The night was dark, moonless and overcast. Traffic was always light up here at night, and the sense of the border hills closed in even on lighted roads, like the shadow of history, age-old and solitary and quite unmoved.

‘Now suppose you tell me,’ suggested Sam, with arduous calm, ‘just what you know about all this business that we don’t know.’ And Toby told him the reason for Bossie’s misplaced loyalty. Apart from that they were all silent until they turned into the lane that led to the gates of the abbey, when Toby suddenly said aloud: ‘I wish now I’d never touched the bloody thing!’

‘Oh, come off it!’ said Sam comfortingly. ‘I wish I had a quid for every time I’ve said something like that. What makes you think you should be any different?’

There was one police car waiting for them, as well as Sergeant Moon’s ancient Ford. The portion of the drive between the old entrance gates and the ticket-kiosk was still shrouded in its overgrown trees and shrubs, and hid unusual activities very efficiently. Jack Moon came out of the darkness to meet them as they climbed out of the car.

‘I sent a couple of the lads round to look for the place where the kid got in. We’ve got it pinned and covered now, if he slips out that way. We’ve made no other move yet.’

‘And Stubbs still isn’t around?’ The resident warden was no scholar himself, his orders as regards the work in hand came from Charles Goddard, but his responsibility for the site, like his authority within it, was absolute, and he should have been there. ‘What are his free nights, do we know?’

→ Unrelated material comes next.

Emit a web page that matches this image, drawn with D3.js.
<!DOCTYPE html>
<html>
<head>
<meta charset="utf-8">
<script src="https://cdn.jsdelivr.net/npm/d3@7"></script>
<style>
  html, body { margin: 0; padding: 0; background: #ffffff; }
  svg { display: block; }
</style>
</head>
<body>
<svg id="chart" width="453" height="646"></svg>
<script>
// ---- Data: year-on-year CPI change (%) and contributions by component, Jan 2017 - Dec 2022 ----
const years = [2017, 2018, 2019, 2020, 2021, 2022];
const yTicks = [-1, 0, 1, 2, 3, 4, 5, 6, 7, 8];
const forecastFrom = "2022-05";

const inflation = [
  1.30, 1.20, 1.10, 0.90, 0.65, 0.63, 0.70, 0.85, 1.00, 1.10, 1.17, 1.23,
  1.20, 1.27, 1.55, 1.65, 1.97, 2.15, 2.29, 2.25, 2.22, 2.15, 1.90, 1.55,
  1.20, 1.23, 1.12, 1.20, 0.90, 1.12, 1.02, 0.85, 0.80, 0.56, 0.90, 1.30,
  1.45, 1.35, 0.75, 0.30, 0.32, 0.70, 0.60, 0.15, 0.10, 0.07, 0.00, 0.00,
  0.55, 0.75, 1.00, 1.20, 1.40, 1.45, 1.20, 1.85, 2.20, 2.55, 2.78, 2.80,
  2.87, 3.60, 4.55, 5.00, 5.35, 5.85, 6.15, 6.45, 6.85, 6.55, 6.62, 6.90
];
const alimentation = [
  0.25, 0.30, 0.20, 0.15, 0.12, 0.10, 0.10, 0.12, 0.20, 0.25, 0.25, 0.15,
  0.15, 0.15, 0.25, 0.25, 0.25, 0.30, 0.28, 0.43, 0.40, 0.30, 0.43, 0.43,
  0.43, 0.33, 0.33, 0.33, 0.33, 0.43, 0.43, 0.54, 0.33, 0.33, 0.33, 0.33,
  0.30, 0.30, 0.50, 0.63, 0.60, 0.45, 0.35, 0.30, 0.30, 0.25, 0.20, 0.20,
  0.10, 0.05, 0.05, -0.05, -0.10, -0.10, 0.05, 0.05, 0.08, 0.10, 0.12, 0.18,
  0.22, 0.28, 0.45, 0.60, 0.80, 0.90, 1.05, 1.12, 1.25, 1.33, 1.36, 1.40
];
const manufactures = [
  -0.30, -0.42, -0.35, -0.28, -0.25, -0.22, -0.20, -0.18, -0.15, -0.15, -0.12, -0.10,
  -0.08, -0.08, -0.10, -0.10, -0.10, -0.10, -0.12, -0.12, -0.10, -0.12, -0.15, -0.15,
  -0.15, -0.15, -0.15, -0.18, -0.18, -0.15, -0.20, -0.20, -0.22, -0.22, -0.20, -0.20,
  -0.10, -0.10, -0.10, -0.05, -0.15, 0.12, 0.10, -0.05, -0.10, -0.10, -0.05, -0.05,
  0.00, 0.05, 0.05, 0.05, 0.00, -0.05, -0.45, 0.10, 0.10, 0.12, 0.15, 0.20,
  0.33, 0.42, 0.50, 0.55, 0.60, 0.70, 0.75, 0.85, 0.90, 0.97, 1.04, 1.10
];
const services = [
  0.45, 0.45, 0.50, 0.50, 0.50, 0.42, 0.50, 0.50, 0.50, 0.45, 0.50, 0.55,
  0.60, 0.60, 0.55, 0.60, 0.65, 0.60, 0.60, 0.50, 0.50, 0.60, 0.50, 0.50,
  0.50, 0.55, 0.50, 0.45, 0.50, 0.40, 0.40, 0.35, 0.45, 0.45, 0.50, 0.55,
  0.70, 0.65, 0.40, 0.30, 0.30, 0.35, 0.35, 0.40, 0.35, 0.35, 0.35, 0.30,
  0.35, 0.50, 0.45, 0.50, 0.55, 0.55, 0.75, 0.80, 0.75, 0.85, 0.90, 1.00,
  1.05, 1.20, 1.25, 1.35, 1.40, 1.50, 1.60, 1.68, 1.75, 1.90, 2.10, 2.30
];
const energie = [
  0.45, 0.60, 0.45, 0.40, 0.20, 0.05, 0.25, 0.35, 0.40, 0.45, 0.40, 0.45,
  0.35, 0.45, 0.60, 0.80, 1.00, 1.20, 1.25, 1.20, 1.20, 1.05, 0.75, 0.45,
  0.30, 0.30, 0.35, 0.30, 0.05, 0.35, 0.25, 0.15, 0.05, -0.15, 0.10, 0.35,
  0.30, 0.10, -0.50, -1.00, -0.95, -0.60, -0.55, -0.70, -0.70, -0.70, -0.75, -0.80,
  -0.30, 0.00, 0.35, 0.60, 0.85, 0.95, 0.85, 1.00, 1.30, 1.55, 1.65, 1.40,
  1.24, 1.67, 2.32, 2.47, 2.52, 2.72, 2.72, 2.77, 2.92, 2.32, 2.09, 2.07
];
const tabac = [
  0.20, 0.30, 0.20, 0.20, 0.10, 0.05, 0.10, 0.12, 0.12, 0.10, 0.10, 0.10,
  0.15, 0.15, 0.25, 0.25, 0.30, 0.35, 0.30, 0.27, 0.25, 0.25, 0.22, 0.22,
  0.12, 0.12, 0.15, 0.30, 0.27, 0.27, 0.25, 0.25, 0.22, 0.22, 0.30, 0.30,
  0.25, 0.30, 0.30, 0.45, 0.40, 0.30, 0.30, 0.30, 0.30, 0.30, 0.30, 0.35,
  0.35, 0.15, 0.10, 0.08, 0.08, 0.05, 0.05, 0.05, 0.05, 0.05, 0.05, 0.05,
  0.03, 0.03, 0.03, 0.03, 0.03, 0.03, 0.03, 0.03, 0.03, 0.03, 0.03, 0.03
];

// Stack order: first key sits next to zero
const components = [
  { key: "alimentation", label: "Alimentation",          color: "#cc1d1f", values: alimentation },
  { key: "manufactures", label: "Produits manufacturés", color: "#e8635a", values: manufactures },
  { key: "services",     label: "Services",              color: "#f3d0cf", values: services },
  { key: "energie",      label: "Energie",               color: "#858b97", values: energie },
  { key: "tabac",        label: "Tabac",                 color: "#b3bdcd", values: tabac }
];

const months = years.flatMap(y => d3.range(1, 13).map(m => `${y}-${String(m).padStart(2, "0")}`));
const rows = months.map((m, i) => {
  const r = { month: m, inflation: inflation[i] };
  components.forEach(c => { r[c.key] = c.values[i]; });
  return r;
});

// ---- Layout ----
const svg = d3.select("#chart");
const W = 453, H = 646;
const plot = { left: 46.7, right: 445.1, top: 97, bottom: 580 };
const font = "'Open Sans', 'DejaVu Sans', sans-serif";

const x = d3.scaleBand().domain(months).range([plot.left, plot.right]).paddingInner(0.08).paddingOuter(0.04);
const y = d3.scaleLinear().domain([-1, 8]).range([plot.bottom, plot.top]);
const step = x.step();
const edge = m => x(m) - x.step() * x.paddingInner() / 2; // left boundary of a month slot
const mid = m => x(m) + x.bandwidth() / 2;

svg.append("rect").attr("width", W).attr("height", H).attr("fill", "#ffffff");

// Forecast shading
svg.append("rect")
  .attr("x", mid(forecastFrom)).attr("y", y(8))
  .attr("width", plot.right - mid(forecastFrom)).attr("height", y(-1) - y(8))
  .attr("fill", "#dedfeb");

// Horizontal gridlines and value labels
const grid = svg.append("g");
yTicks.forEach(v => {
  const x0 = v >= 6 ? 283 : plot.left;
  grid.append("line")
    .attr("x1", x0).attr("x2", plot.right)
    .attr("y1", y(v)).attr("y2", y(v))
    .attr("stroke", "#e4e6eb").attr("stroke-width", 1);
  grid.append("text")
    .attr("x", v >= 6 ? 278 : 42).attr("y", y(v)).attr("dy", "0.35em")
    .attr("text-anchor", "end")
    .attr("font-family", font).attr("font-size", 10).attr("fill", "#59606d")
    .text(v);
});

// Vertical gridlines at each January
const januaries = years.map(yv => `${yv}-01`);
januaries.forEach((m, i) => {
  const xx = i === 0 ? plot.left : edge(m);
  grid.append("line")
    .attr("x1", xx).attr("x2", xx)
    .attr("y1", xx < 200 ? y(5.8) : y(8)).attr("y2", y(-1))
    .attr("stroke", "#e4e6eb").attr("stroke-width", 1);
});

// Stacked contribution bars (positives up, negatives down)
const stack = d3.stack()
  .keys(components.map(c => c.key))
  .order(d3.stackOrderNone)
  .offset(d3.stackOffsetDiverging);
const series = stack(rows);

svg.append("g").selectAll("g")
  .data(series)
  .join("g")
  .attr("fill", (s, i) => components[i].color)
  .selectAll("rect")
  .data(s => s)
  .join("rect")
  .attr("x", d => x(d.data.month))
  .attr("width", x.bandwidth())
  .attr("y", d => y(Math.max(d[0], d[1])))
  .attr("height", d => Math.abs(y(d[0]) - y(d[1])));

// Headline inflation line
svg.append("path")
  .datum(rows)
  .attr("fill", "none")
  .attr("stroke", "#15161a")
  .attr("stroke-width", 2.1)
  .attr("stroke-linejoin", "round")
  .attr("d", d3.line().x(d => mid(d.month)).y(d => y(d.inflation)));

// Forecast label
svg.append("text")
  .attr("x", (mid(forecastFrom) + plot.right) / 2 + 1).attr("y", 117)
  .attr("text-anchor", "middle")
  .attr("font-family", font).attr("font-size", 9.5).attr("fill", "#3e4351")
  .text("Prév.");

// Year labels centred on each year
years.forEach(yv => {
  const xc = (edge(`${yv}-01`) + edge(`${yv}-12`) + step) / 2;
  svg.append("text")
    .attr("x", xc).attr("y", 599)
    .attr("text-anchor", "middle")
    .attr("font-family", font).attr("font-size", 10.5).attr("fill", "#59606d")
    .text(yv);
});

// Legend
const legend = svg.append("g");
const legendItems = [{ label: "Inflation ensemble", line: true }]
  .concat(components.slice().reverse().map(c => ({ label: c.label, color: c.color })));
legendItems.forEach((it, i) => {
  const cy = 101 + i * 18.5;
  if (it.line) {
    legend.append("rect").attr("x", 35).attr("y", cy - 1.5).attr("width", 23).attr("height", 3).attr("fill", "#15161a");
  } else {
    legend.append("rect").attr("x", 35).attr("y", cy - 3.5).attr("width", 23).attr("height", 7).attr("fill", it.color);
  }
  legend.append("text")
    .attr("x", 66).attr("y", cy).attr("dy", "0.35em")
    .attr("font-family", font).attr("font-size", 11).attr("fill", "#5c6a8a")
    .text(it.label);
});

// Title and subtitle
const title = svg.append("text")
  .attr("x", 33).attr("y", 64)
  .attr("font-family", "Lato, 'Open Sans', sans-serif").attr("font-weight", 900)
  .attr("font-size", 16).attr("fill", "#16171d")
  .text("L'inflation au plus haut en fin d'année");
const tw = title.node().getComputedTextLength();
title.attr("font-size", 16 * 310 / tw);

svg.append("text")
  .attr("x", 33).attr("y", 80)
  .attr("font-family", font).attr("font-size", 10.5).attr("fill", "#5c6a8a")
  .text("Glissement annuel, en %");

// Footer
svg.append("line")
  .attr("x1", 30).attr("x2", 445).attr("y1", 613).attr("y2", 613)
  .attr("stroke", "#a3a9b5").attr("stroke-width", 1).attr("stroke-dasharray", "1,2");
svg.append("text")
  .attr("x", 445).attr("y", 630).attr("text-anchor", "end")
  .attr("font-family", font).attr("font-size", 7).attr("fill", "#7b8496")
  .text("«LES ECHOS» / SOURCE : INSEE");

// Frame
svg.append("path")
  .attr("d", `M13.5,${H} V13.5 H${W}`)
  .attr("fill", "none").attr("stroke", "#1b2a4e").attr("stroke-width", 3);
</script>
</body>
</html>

‘We do,’ said Moon flatly. ‘On Wednesday, Thursday and Friday he can be away the entire day if he likes, but he’s responsible for security from six o’clock on. Saturday and Sunday evenings he has a relief to make the evening rounds, so he’s free from closing time. The rest of the week he’s in sole charge, apart from the help he gets during the day, which is voluntary but usually plentiful. This is Tuesday, and he should be here. He may be, but if he is, he’s taking a hell of a time over making the round of the property. It’s big, but not that big.’